# Swiss Miss day 145...Not Good



## nutmegfarm (Dec 23, 2009)

Swiss Miss is on day 145...shes making me sooo nervous!! Shes a first freshener, and just got over toxemia. Shes doing fine after treatment, but its always nerve racking I will try to add pictures. She is quite honestly the definition of signs of kidding! She has completely dropped and ligs are just about gone!
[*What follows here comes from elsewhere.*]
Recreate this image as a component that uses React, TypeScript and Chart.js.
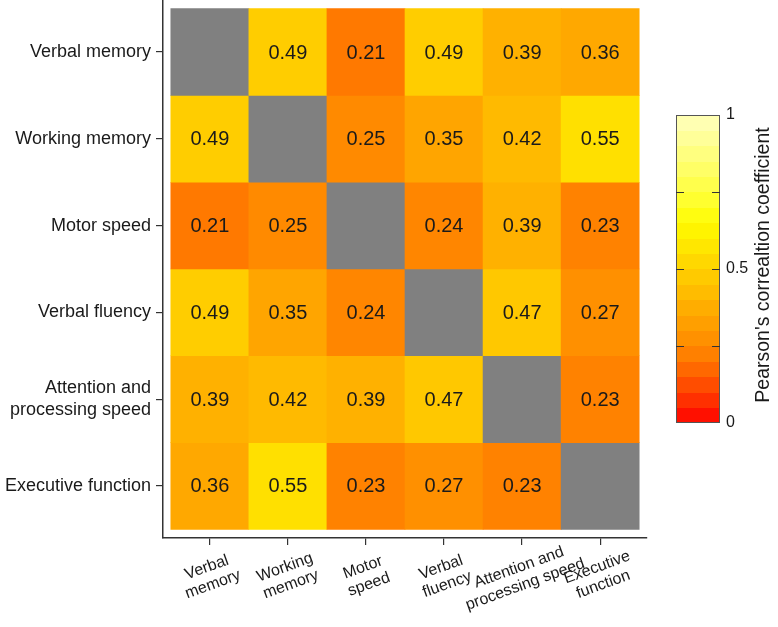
import { useEffect, useRef } from 'react';
import { Chart, registerables } from 'chart.js';

Chart.register(...registerables);

const rowLabels: (string | string[])[] = [
  'Verbal memory',
  'Working memory',
  'Motor speed',
  'Verbal fluency',
  ['Attention and', 'processing speed'],
  'Executive function',
];
const colLabels: string[][] = [
  ['Verbal', 'memory'],
  ['Working', 'memory'],
  ['Motor', 'speed'],
  ['Verbal', 'fluency'],
  ['Attention and', 'processing speed'],
  ['Executive', 'function'],
];

const rowVerbalMemory = [null, 0.49, 0.21, 0.49, 0.39, 0.36];
const rowWorkingMemory = [0.49, null, 0.25, 0.35, 0.42, 0.55];
const rowMotorSpeed = [0.21, 0.25, null, 0.24, 0.39, 0.23];
const rowVerbalFluency = [0.49, 0.35, 0.24, null, 0.47, 0.27];
const rowAttention = [0.39, 0.42, 0.39, 0.47, null, 0.23];
const rowExecutive = [0.36, 0.55, 0.23, 0.27, 0.23, null];
const matrix: (number | null)[][] = [
  rowVerbalMemory,
  rowWorkingMemory,
  rowMotorSpeed,
  rowVerbalFluency,
  rowAttention,
  rowExecutive,
];

const colorbarTicks = [0, 0.5, 1];
const colorbarInnerTicks = [0.25, 0.5, 0.75];
const colorbarTitle = "Pearson's correaltion coefficient";

const FONT = '"Liberation Sans", Arial, Helvetica, sans-serif';
const GRAY = '#808080';
const AXIS = '#333333';

const stops: [number, number, number, number][] = [
  [0.0, 255, 0, 0],
  [0.05, 255, 32, 0],
  [0.1, 255, 64, 0],
  [0.15, 255, 90, 0],
  [0.2, 255, 117, 0],
  [0.25, 255, 138, 0],
  [0.3, 255, 152, 0],
  [0.35, 255, 165, 0],
  [0.4, 255, 180, 0],
  [0.45, 255, 195, 0],
  [0.5, 255, 208, 0],
  [0.55, 255, 224, 0],
  [0.6, 255, 238, 0],
  [0.65, 255, 250, 0],
  [0.7, 255, 255, 32],
  [0.8, 255, 255, 90],
  [0.9, 255, 255, 140],
  [1.0, 255, 255, 190],
];

function heat(v: number): string {
  const t = Math.max(0, Math.min(1, v));
  for (let i = 0; i < stops.length - 1; i++) {
    const a = stops[i];
    const b = stops[i + 1];
    if (t >= a[0] && t <= b[0]) {
      const f = (t - a[0]) / (b[0] - a[0]);
      const r = Math.round(a[1] + (b[1] - a[1]) * f);
      const g = Math.round(a[2] + (b[2] - a[2]) * f);
      const bl = Math.round(a[3] + (b[3] - a[3]) * f);
      return `rgb(${r},${g},${bl})`;
    }
  }
  return 'rgb(255,255,190)';
}

const overlayPlugin = {
  id: 'overlay',
  afterDatasetsDraw(chart: any) {
    const ctx = chart.ctx as CanvasRenderingContext2D;
    const xs = chart.scales.x;
    const ys = chart.scales.y;
    ctx.save();
    // cell values
    ctx.fillStyle = '#1a1a1a';
    ctx.font = `20px ${FONT}`;
    ctx.textAlign = 'center';
    ctx.textBaseline = 'middle';
    matrix.forEach((row, i) => {
      row.forEach((v, j) => {
        if (v == null) return;
        const px = xs.getPixelForValue(j + 0.5);
        const py = ys.getPixelForValue(i + 0.5);
        ctx.fillText(v.toFixed(2), px, py + 1);
      });
    });
    // x labels rotated
    ctx.font = `16px ${FONT}`;
    colLabels.forEach((lines, j) => {
      const px = xs.getPixelForValue(j + 0.5);
      const py = chart.chartArea.bottom + 38;
      ctx.save();
      ctx.translate(px, py);
      ctx.rotate((-20 * Math.PI) / 180);
      const lh = 18;
      lines.forEach((ln, k) => {
        ctx.fillText(ln, 0, (k - (lines.length - 1) / 2) * lh);
      });
      ctx.restore();
    });
    // colorbar
    const cx0 = 676;
    const cx1 = 720;
    const cy0 = 115;
    const cy1 = 423;
    const H = cy1 - cy0;
    const bands = 20;
    for (let k = 0; k < bands; k++) {
      const yTop = cy1 - ((k + 1) / bands) * H;
      const yBot = cy1 - (k / bands) * H;
      ctx.fillStyle = heat((k + 0.5) / bands);
      ctx.fillRect(cx0, Math.floor(yTop), cx1 - cx0, Math.ceil(yBot) - Math.floor(yTop));
    }
    ctx.strokeStyle = '#555555';
    ctx.lineWidth = 1;
    ctx.strokeRect(cx0 + 0.5, cy0 + 0.5, cx1 - cx0 - 1, H - 1);
    ctx.strokeStyle = AXIS;
    ctx.lineWidth = 1.2;
    colorbarInnerTicks.forEach((t) => {
      const y = Math.round(cy1 - t * H) + 0.5;
      ctx.beginPath();
      ctx.moveTo(cx0, y);
      ctx.lineTo(cx0 + 8, y);
      ctx.moveTo(cx1 - 8, y);
      ctx.lineTo(cx1, y);
      ctx.stroke();
    });
    ctx.fillStyle = '#1a1a1a';
    ctx.font = `16px ${FONT}`;
    ctx.textAlign = 'left';
    ctx.textBaseline = 'middle';
    colorbarTicks.forEach((t) => {
      ctx.fillText(String(t), cx1 + 6, cy1 - t * H);
    });
    ctx.save();
    ctx.translate(764, 265);
    ctx.rotate(-Math.PI / 2);
    ctx.font = `19.5px ${FONT}`;
    ctx.textAlign = 'center';
    ctx.textBaseline = 'middle';
    ctx.fillText(colorbarTitle, 0, 0);
    ctx.restore();
    ctx.restore();
  },
};

export default function App() {
  const ref = useRef<HTMLCanvasElement | null>(null);
  useEffect(() => {
    document.body.style.margin = '0';
    const canvas = ref.current;
    if (!canvas) return;
    const datasets = matrix.map((row, i) => ({
      label: Array.isArray(rowLabels[i]) ? (rowLabels[i] as string[]).join(' ') : (rowLabels[i] as string),
      data: row.map((_, j) => ({ x: j + 0.5, y: 1 })),
      backgroundColor: row.map((v) => (v == null ? GRAY : heat(v))),
      borderWidth: 0,
      barPercentage: 1,
      categoryPercentage: 1,
      stack: 'heat',
    }));
    const centers = matrix.map((_, i) => i + 0.5);
    const chart = new Chart(canvas, {
      type: 'bar',
      data: { datasets },
      options: {
        animation: false,
        responsive: false,
        maintainAspectRatio: false,
        layout: { padding: { top: 0, right: 131, bottom: 0, left: 0 } },
        plugins: { legend: { display: false }, tooltip: { enabled: false } },
        scales: {
          x: {
            type: 'linear',
            offset: false,
            min: -0.1,
            max: 6.1,
            stacked: true,
            afterBuildTicks: (axis: any) => {
              axis.ticks = centers.map((v) => ({ value: v }));
            },
            afterFit: (axis: any) => {
              axis.height = 89;
              axis.paddingLeft = 0;
              axis.paddingRight = 0;
            },
            ticks: { display: false },
            grid: { offset: false, drawOnChartArea: false, drawTicks: true, tickLength: 7, tickColor: AXIS, lineWidth: 1.2 },
            border: { display: true, color: AXIS, width: 1.5 },
          },
          y: {
            type: 'linear',
            min: -0.1,
            max: 6.1,
            reverse: true,
            stacked: true,
            afterBuildTicks: (axis: any) => {
              axis.ticks = centers.map((v) => ({ value: v }));
            },
            afterFit: (axis: any) => {
              axis.width = 163;
              axis.paddingTop = 0;
              axis.paddingBottom = 0;
            },
            ticks: {
              padding: 5,
              color: '#1a1a1a',
              font: { family: FONT, size: 18 },
              callback: (value: any) => rowLabels[Math.round(Number(value) - 0.5)],
            },
            grid: { drawOnChartArea: false, drawTicks: true, tickLength: 7, tickColor: AXIS, lineWidth: 1.2 },
            border: { display: true, color: AXIS, width: 1.5 },
          },
        },
      },
      plugins: [overlayPlugin],
    } as any);
    return () => chart.destroy();
  }, []);
  return <canvas ref={ref} width={778} height={627} style={{ display: 'block' }} />;
}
Of course, she'll wait until its snowing a blizzard at 3 am! pics coming...

-Meagan

http://nutmegfarm.webs.com/


----------



## toth boer goats (Jul 20, 2008)

*Re: Swiss Miss day 145...*

sounds like she is getting really close.... HAppy Kidding... :hug:


----------



## liz (Oct 5, 2007)

*Re: Swiss Miss day 145...*

Hope she has a quick and healthy delivery for you!


----------



## nutmegfarm (Dec 23, 2009)

*Re: Swiss Miss day 145...*

Swiss Miss came back down with toxemia on 2/10/10. I started her back on the proplyene glycol 60ccs 2xs a day, but went out at 5 AM this morning and she was gone...her picture can still be seen at this link: http://nutmegfarm.webs.com/lamanchadoes.htm
It was a huge loss for the entire family, she will be dearly missed.


----------



## 4hmama (Jan 9, 2009)

So sorry to hear about Swiss Miss...sending hugs your way.


----------



## 4kids (Jul 21, 2009)

I am soo sorry. I know how hard it is to lose a goat!!!!


----------



## Iwantgoats (Oct 3, 2008)

Sorry you lost Swiss Miss ~hugs~


----------



## AlaskaBoers (May 7, 2008)

:hug: aww so sorry you lost her


----------



## liz (Oct 5, 2007)

:hug: I am so very sorry for your losses :hug: You did what you could.


----------



## jberter (Jan 21, 2010)

Awww, I'm so sorry to hear this news, it seemed like she was getting better. :hug:  (((big hug)))


----------



## bheila (Jan 10, 2009)

I'm so sorry to hear that you lost her Meagan.


----------



## shadycreekgoats (Mar 23, 2009)

So sorry you lost her.... :hug:


----------



## Idahodreamer (Sep 19, 2009)

:hug:


----------



## greatcashmeres (Jul 13, 2008)

I am sorry for your family on the loss of Swiss Miss. I had been checking the thread to see her pic and it is so sad to see what has happened.  In loving memory of your special girl. :hug:


----------



## nutmegfarm (Dec 23, 2009)

Thank you to everyone :hug:


----------



## FunnyRiverFarm (Sep 13, 2008)

so sorry she didn't make it...she was a beautiful doe...


----------



## RowdyKidz (Apr 2, 2009)

I am so sorry! Hugs!


----------



## WalnutGroveFarm (Sep 27, 2008)

Im so sorry :hug:


----------